▶ **Direction**
Reproduce all the lines below exactly and omit the images.
───── Recorded data ─────
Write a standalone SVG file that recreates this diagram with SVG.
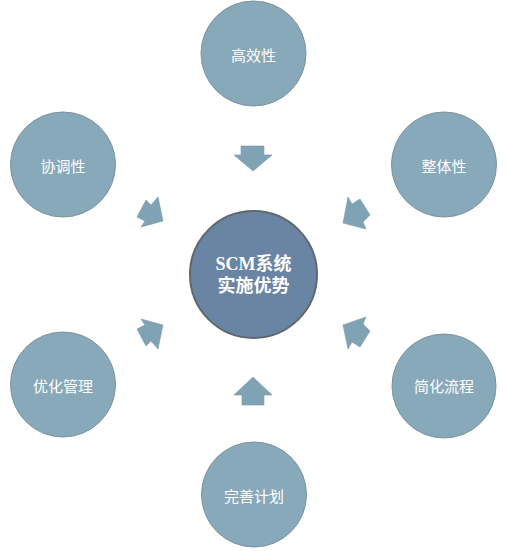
<svg xmlns="http://www.w3.org/2000/svg" width="507" height="551" viewBox="0 0 507 551">
<style>
.node{fill:#87a9ba;stroke:#7d929c;stroke-width:1}
.hub{fill:#6a85a3;stroke:#5f686d;stroke-width:2}
.lbl{font-family:"Noto Sans CJK SC","Noto Sans",sans-serif;font-size:15px;fill:#ffffff;text-anchor:middle;dominant-baseline:central}
.hubl{font-family:"Liberation Serif","Noto Sans CJK SC",serif;font-size:18px;font-weight:bold;fill:#ffffff;text-anchor:middle;dominant-baseline:central}
.arr{fill:#7fa3b5;stroke:#7898a8;stroke-width:0.6}
</style>
<rect width="507" height="551" fill="#ffffff"/>
<g id="connectors">
<polygon class="arr" points="241,146 264,146 264,155 272,155 253,171 234,155 241,155"/>
<polygon class="arr" points="253,377 272,395 264,395 264,405 242,405 242,395 234,395"/>
<polygon class="arr" points="163,221 158,197 151,205 146,200 137,217 145,221 141,227"/>
<polygon class="arr" points="163,325 158,349 151,341 146,346 137,329 145,325 141,319"/>
<polygon class="arr" points="343,223 348,197 352,204 360,199 370,215 363,222 366,229"/>
<polygon class="arr" points="343,325 348,349 352,342 360,347 370,331 363,324 366,317"/>
</g>
<g id="hub">
<circle class="hub" cx="253.5" cy="274.5" r="63.5"/>
<text class="hubl" x="253.5" y="264">SCM系统</text>
<text class="hubl" x="253.5" y="286">实施优势</text>
</g>
<g id="n-gaoxiao">
<circle class="node" cx="253.5" cy="53.5" r="52.5"/>
<text class="lbl" x="253.5" y="54">高效性</text>
</g>
<g id="n-xietiao">
<circle class="node" cx="63" cy="164.5" r="52.5"/>
<text class="lbl" x="63" y="165">协调性</text>
</g>
<g id="n-zhengti">
<circle class="node" cx="444" cy="164.5" r="52.5"/>
<text class="lbl" x="444" y="165">整体性</text>
</g>
<g id="n-youhua">
<circle class="node" cx="63" cy="384.5" r="52.5"/>
<text class="lbl" x="63" y="385">优化管理</text>
</g>
<g id="n-jianhua">
<circle class="node" cx="444" cy="386" r="52"/>
<text class="lbl" x="444" y="385">简化流程</text>
</g>
<g id="n-wanshan">
<circle class="node" cx="254" cy="494.5" r="52.5"/>
<text class="lbl" x="254" y="495">完善计划</text>
</g>
</svg>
─────
▶ **Answer to the problem**
Write a standalone SVG file that recreates this diagram with SVG.
<svg xmlns="http://www.w3.org/2000/svg" width="507" height="551" viewBox="0 0 507 551">
<style>
.node{fill:#87a9ba;stroke:#7d929c;stroke-width:1}
.hub{fill:#6a85a3;stroke:#5f686d;stroke-width:2}
.lbl{font-family:"Noto Sans CJK SC","Noto Sans",sans-serif;font-size:15px;fill:#ffffff;text-anchor:middle;dominant-baseline:central}
.hubl{font-family:"Liberation Serif","Noto Sans CJK SC",serif;font-size:18px;font-weight:bold;fill:#ffffff;text-anchor:middle;dominant-baseline:central}
.arr{fill:#7fa3b5;stroke:#7898a8;stroke-width:0.6}
</style>
<rect width="507" height="551" fill="#ffffff"/>
<g id="connectors">
<polygon class="arr" points="241,146 264,146 264,155 272,155 253,171 234,155 241,155"/>
<polygon class="arr" points="253,377 272,395 264,395 264,405 242,405 242,395 234,395"/>
<polygon class="arr" points="163,221 158,197 151,205 146,200 137,217 145,221 141,227"/>
<polygon class="arr" points="163,325 158,349 151,341 146,346 137,329 145,325 141,319"/>
<polygon class="arr" points="343,223 348,197 352,204 360,199 370,215 363,222 366,229"/>
<polygon class="arr" points="343,325 348,349 352,342 360,347 370,331 363,324 366,317"/>
</g>
<g id="hub">
<circle class="hub" cx="253.5" cy="274.5" r="63.5"/>
<text class="hubl" x="253.5" y="264">SCM系统</text>
<text class="hubl" x="253.5" y="286">实施优势</text>
</g>
<g id="n-gaoxiao">
<circle class="node" cx="253.5" cy="53.5" r="52.5"/>
<text class="lbl" x="253.5" y="54">高效性</text>
</g>
<g id="n-xietiao">
<circle class="node" cx="63" cy="164.5" r="52.5"/>
<text class="lbl" x="63" y="165">协调性</text>
</g>
<g id="n-zhengti">
<circle class="node" cx="444" cy="164.5" r="52.5"/>
<text class="lbl" x="444" y="165">整体性</text>
</g>
<g id="n-youhua">
<circle class="node" cx="63" cy="384.5" r="52.5"/>
<text class="lbl" x="63" y="385">优化管理</text>
</g>
<g id="n-jianhua">
<circle class="node" cx="444" cy="386" r="52"/>
<text class="lbl" x="444" y="385">简化流程</text>
</g>
<g id="n-wanshan">
<circle class="node" cx="254" cy="494.5" r="52.5"/>
<text class="lbl" x="254" y="495">完善计划</text>
</g>
</svg>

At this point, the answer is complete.